I like to use a website to test my regular expression syntax. I seem to be hitting an issue which I do not know how to solve.
Website I use for regex testing: https://regex101.com/
Here is my sample code:
import re
text = "[\xa0]\xa0National Notification Authority, [X]\xa0National Enquiry Point. Address, fax number and e-mail address (if available) of other body: \nMinistry of Agriculture, Livestock and Food Supply\nSecretariat of Trade and International Relations\nE-mail: sps@agricultura.gov.br"
results = re.findall("(?<=\: ).*",text)
print(results)
#results =[' ', ' sps@agricultura.gov.br']
However, if I use the website with the same re, it returns what I actually want - the address and any contact details.

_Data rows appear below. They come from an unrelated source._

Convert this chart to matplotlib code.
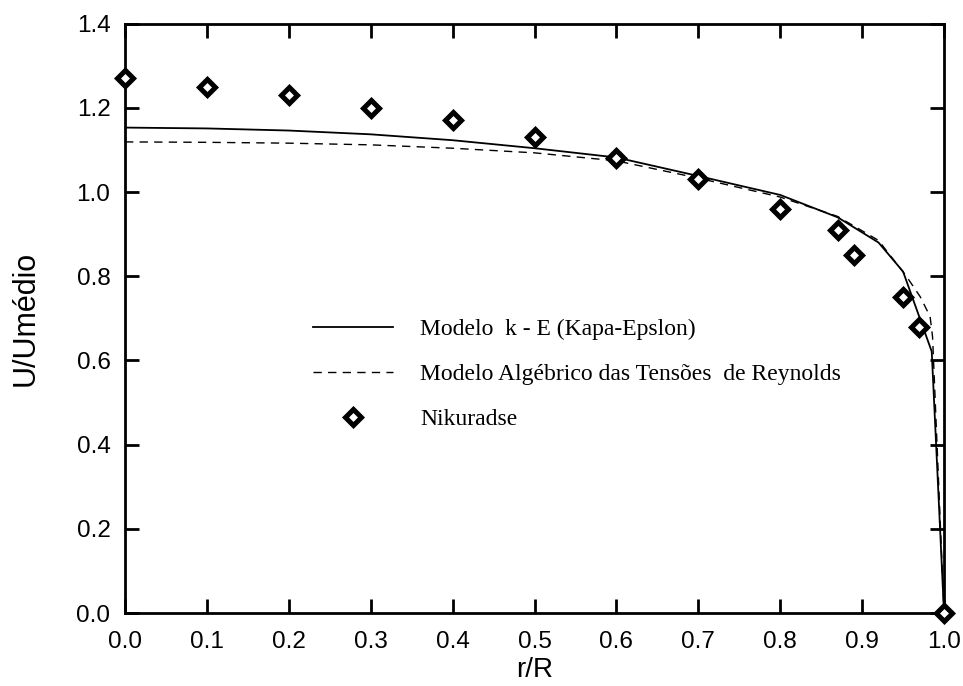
import matplotlib
matplotlib.use('Agg')
import matplotlib.pyplot as plt
from matplotlib.markers import MarkerStyle

# perfil de velocidade
r_ke = [0.0, 0.1, 0.2, 0.3, 0.4, 0.5, 0.6, 0.7, 0.8, 0.87, 0.92, 0.95, 0.985, 1.0]
u_ke = [1.153, 1.151, 1.146, 1.137, 1.123, 1.104, 1.082, 1.038, 0.993, 0.940, 0.880, 0.811, 0.621, 0.0]

r_asm = [0.0, 0.1, 0.2, 0.3, 0.4, 0.5, 0.6, 0.7, 0.8, 0.87, 0.92, 0.954, 0.971, 0.983, 0.986, 1.0]
u_asm = [1.119, 1.118, 1.116, 1.112, 1.104, 1.093, 1.074, 1.033, 0.988, 0.942, 0.885, 0.80, 0.751, 0.704, 0.656, 0.0]

r_nik = [0.0, 0.1, 0.2, 0.3, 0.4, 0.5, 0.6, 0.7, 0.8, 0.87, 0.89, 0.95, 0.97, 1.0]
u_nik = [1.27, 1.25, 1.23, 1.20, 1.17, 1.13, 1.08, 1.03, 0.96, 0.91, 0.85, 0.75, 0.68, 0.0]

labels = ['Modelo  k - E (Kapa-Epslon)',
          'Modelo Algébrico das Tensões  de Reynolds',
          'Nikuradse']

plt.rcParams['font.family'] = ['Liberation Sans', 'DejaVu Sans']

fig = plt.figure(figsize=(9.63, 6.86), dpi=100)
ax = fig.add_axes([0.1298, 0.1064, 0.8505, 0.8592])

ax.plot(r_ke, u_ke, color='black', lw=1.3, label=labels[0])
ax.plot(r_asm, u_asm, color='black', lw=1.0, dashes=(6, 4.5), label=labels[1])
ax.plot(r_nik, u_nik, linestyle='none', marker=MarkerStyle('D', joinstyle='miter'),
        ms=8, mew=3.6, mfc='white', mec='black', label=labels[2], clip_on=False, zorder=5)

ax.set_xlim(0, 1.0)
ax.set_ylim(0, 1.4)
ax.set_xticks([i / 10 for i in range(11)])
ax.set_yticks([i / 5 for i in range(8)])
ax.xaxis.set_major_formatter(matplotlib.ticker.FormatStrFormatter('%.1f'))
ax.yaxis.set_major_formatter(matplotlib.ticker.FormatStrFormatter('%.1f'))

for s in ax.spines.values():
    s.set_linewidth(2)
ax.tick_params(direction='in', length=10, width=2, top=True, right=True,
               labelsize=17.5)
ax.tick_params(axis='x', pad=13)
ax.tick_params(axis='y', pad=10.5)

ax.set_xlabel('r/R', fontsize=20, labelpad=3)
ax.set_ylabel('U/Umédio', fontsize=22, labelpad=26)

ax.legend(loc='upper left', bbox_to_anchor=(0.2295, 0.50), frameon=False,
          prop={'family': 'Liberation Serif', 'size': 17},
          handlelength=3.39, handletextpad=1.14, labelspacing=1.0,
          borderpad=0, borderaxespad=0)

fig.savefig('out.png', dpi=100)
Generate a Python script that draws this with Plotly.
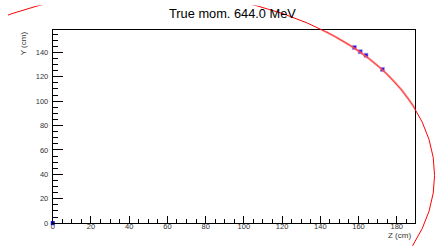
import plotly.graph_objects as go

# ---- data ----
title_text = "True mom. 644.0 MeV"
hit_z = [157.8, 160.9, 163.9, 172.5]
hit_y = [144.0, 140.5, 137.6, 126.0]
origin_z = [0.0]
origin_y = [0.0]
# fitted track circle (centre z, centre y, radius) in cm
track_cz, track_cy, track_r = 49.5, 39.2, 150.3
x_ticks = [0, 20, 40, 60, 80, 100, 120, 140, 160, 180]
y_ticks = [0, 20, 40, 60, 80, 100, 120, 140]

W, H = 435, 251
xr = [0, 189.6]
yr = [0, 158.0]
xdom = [51 / W, 415 / W]
ydom = [(H - 227.7) / H, (H - 31) / H]
# outer (pad) clip region
oxdom = [6 / W, 1.0]
oydom = [0.0, (H - 5.5) / H]

def outer_range(r, dom, odom):
    s = (r[1] - r[0]) / (dom[1] - dom[0])
    return [r[0] - (dom[0] - odom[0]) * s, r[1] + (odom[1] - dom[1]) * s]

fig = go.Figure()

# invisible trace to activate outer subplot
fig.add_trace(go.Scatter(x=[track_cz], y=[track_cy], mode="markers",
                         marker=dict(size=1, color="rgba(0,0,0,0)"),
                         showlegend=False, hoverinfo="skip", xaxis="x2", yaxis="y2"))
fig.add_trace(go.Scatter(x=hit_z, y=hit_y, mode="markers",
                         marker=dict(symbol="square", size=4, color="#1010e0",
                                     line=dict(width=1, color="rgba(170,150,255,0.7)")),
                         cliponaxis=False, showlegend=False, xaxis="x", yaxis="y"))
fig.add_trace(go.Scatter(x=origin_z, y=origin_y, mode="markers",
                         marker=dict(symbol="square", size=4, color="#0000ff"),
                         cliponaxis=False, showlegend=False, xaxis="x", yaxis="y"))

# full track circle (clipped only to the pad)
fig.add_shape(type="circle", xref="x2", yref="y2",
              x0=track_cz - track_r, x1=track_cz + track_r,
              y0=track_cy - track_r, y1=track_cy + track_r,
              line=dict(color="#ff0000", width=1))
# reconstructed part inside frame
fig.add_shape(type="circle", xref="x", yref="y",
              x0=track_cz - track_r, x1=track_cz + track_r,
              y0=track_cy - track_r, y1=track_cy + track_r,
              line=dict(color="rgba(255,90,90,0.75)", width=2))

tickfont = dict(family="Liberation Sans, Arial, sans-serif", size=7.5, color="#333333")
fig.update_layout(
    width=W, height=H,
    margin=dict(l=0, r=0, t=0, b=0),
    paper_bgcolor="white", plot_bgcolor="rgba(0,0,0,0)",
    xaxis=dict(domain=xdom, range=xr, tickvals=x_ticks, ticks="inside", ticklen=7,
               tickcolor="black", tickwidth=1, showline=True, linecolor="black",
               linewidth=1, mirror=True, showgrid=False, zeroline=False,
               tickfont=tickfont, ticklabelstandoff=-4,
               minor=dict(dtick=5, ticks="inside", ticklen=4, tickcolor="black",
                          showgrid=False),
               anchor="y"),
    yaxis=dict(domain=ydom, range=yr, tickvals=y_ticks, ticks="inside", ticklen=10,
               tickcolor="black", tickwidth=1, showline=True, linecolor="black",
               linewidth=1, mirror=True, showgrid=False, zeroline=False,
               tickfont=tickfont, ticklabelstandoff=2,
               minor=dict(dtick=5, ticks="inside", ticklen=5, tickcolor="black",
                          showgrid=False),
               anchor="x"),
    xaxis2=dict(domain=oxdom, range=outer_range(xr, xdom, oxdom), visible=False,
                anchor="y2", fixedrange=True),
    yaxis2=dict(domain=oydom, range=outer_range(yr, ydom, oydom), visible=False,
                anchor="x2", fixedrange=True),
    showlegend=False,
    annotations=[
        dict(text=title_text, xref="paper", yref="paper", x=231.5 / W, y=1 - 14 / H,
             xanchor="center", yanchor="middle", showarrow=False,
             font=dict(family="Liberation Sans, Arial, sans-serif", size=12.8, color="black")),
        dict(text="Z (cm)", xref="paper", yref="paper", x=413 / W, y=1 - 240.5 / H,
             xanchor="right", yanchor="middle", showarrow=False,
             font=dict(family="Liberation Sans, Arial, sans-serif", size=8, color="#333333")),
        dict(text="Y (cm)", xref="paper", yref="paper", x=22 / W, y=1 - 30 / H,
             xanchor="center", yanchor="top", textangle=-90, showarrow=False,
             font=dict(family="Liberation Sans, Arial, sans-serif", size=8, color="#333333")),
    ],
)

fig.write_html("out.html", config={"displayModeBar": False},
               post_script="document.body.style.margin='0';document.body.style.overflow='hidden';")
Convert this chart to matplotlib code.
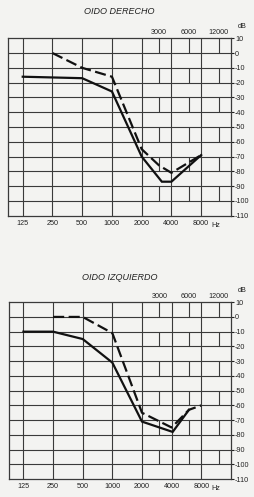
import numpy as np
import matplotlib
matplotlib.use("Agg")
import matplotlib.pyplot as plt
from matplotlib.transforms import blended_transform_factory

plt.rcParams['font.family'] = ['Liberation Sans', 'DejaVu Sans']

# audiogram data (Hz, dB)
freq_main = [125, 250, 500, 1000, 2000, 4000, 8000]
freq_top = [3000, 6000, 12000]
db_ticks = list(range(10, -111, -10))

der_solid_f = [125, 500, 1000, 2000, 3200, 4000, 8000]
der_solid_db = [-16, -17, -26, -70, -87, -87, -69]
der_dash_f = [250, 500, 1000, 2000, 3000, 4000, 8000]
der_dash_db = [0, -10, -16, -65, -76, -81, -69]

izq_solid_f = [125, 250, 500, 1000, 2000, 4100, 6000]
izq_solid_db = [-10, -10, -15, -31, -71, -78, -63]
izq_dash_f = [250, 500, 1000, 2000, 4000, 6000, 8000]
izq_dash_db = [0, 0, -11, -65, -75, -63, -60]

bg = '#f3f3f1'
grid_c = '#3a3a3a'

fig = plt.figure(figsize=(2.54, 4.97), dpi=100, facecolor=bg)


def audiogram(rect, title, title_y, sf, sdb, df, ddb):
    ax = fig.add_axes(rect, facecolor=bg)
    ax.set_xscale('log', base=2)
    ax.set_xlim(88.4, 16000)
    ax.set_ylim(-110, 10)
    ax.minorticks_off()
    # grid
    for f in freq_main:
        ax.axvline(f, color=grid_c, lw=0.8)
    for d in db_ticks[1:-1]:
        ax.axhline(d, color=grid_c, lw=0.8)
    # broken lines for 3000/6000/12000: every other row
    for f in freq_top:
        for top in range(10, -110, -20):
            ax.vlines(f, top - 10, top, color=grid_c, lw=0.8)
    for s in ax.spines.values():
        s.set_color(grid_c)
        s.set_linewidth(0.9)
    # curves
    ax.plot(sf, sdb, color='#111111', lw=1.6, solid_joinstyle='miter')
    ax.plot(df, ddb, color='#111111', lw=1.6, dashes=(5, 2))
    # ticks
    ax.set_xticks(freq_main)
    ax.set_xticklabels([str(f) for f in freq_main], fontsize=5.2)
    ax.set_yticks(db_ticks)
    ax.set_yticklabels([str(d) for d in db_ticks], fontsize=5.2)
    ax.yaxis.tick_right()
    ax.tick_params(axis='x', length=0, pad=3, colors='#222222')
    ax.tick_params(axis='y', length=2, pad=1, colors='#222222')
    tr = blended_transform_factory(ax.transData, ax.transAxes)
    for f in freq_top:
        ax.text(f, 1.01, str(f), transform=tr, ha='center', va='bottom',
                fontsize=5.2, color='#222222')
    ax.text(11300, -0.035, 'Hz', transform=tr, ha='center', va='top',
            fontsize=5.2, color='#222222')
    ax.text(1.05, 1.045, 'dB', transform=ax.transAxes, ha='center',
            va='bottom', fontsize=5.2, color='#222222')
    fig.text(rect[0] + rect[2] * 0.5, title_y, title,
             ha='center', va='center', fontsize=6.5, style='italic',
             color='#222222')
    return ax


audiogram([0.031, 0.566, 0.878, 0.357], 'OIDO DERECHO', 0.977,
          der_solid_f, der_solid_db, der_dash_f, der_dash_db)
audiogram([0.034, 0.036, 0.875, 0.356], 'OIDO IZQUIERDO', 0.441,
          izq_solid_f, izq_solid_db, izq_dash_f, izq_dash_db)

fig.savefig('out.png', dpi=100, facecolor=bg)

#\nMinistry of Agriculture, Livestock and Food Supply\nSecretariat of Trade and International Relations\nE-mail: sps@agricultura.gov.br
I am not sure what is going on. Is there a way to capture both the address and contact details?
By default, a dot .
matches any character except a line break. There is a line break in your text after the colon: other body: \nMinistry
. If you want the dot to match any character whatsoever, you must instruct findall
accordingly:
re.findall("(?<=\: ).*", text, flags=re.DOTALL) # Note the flags!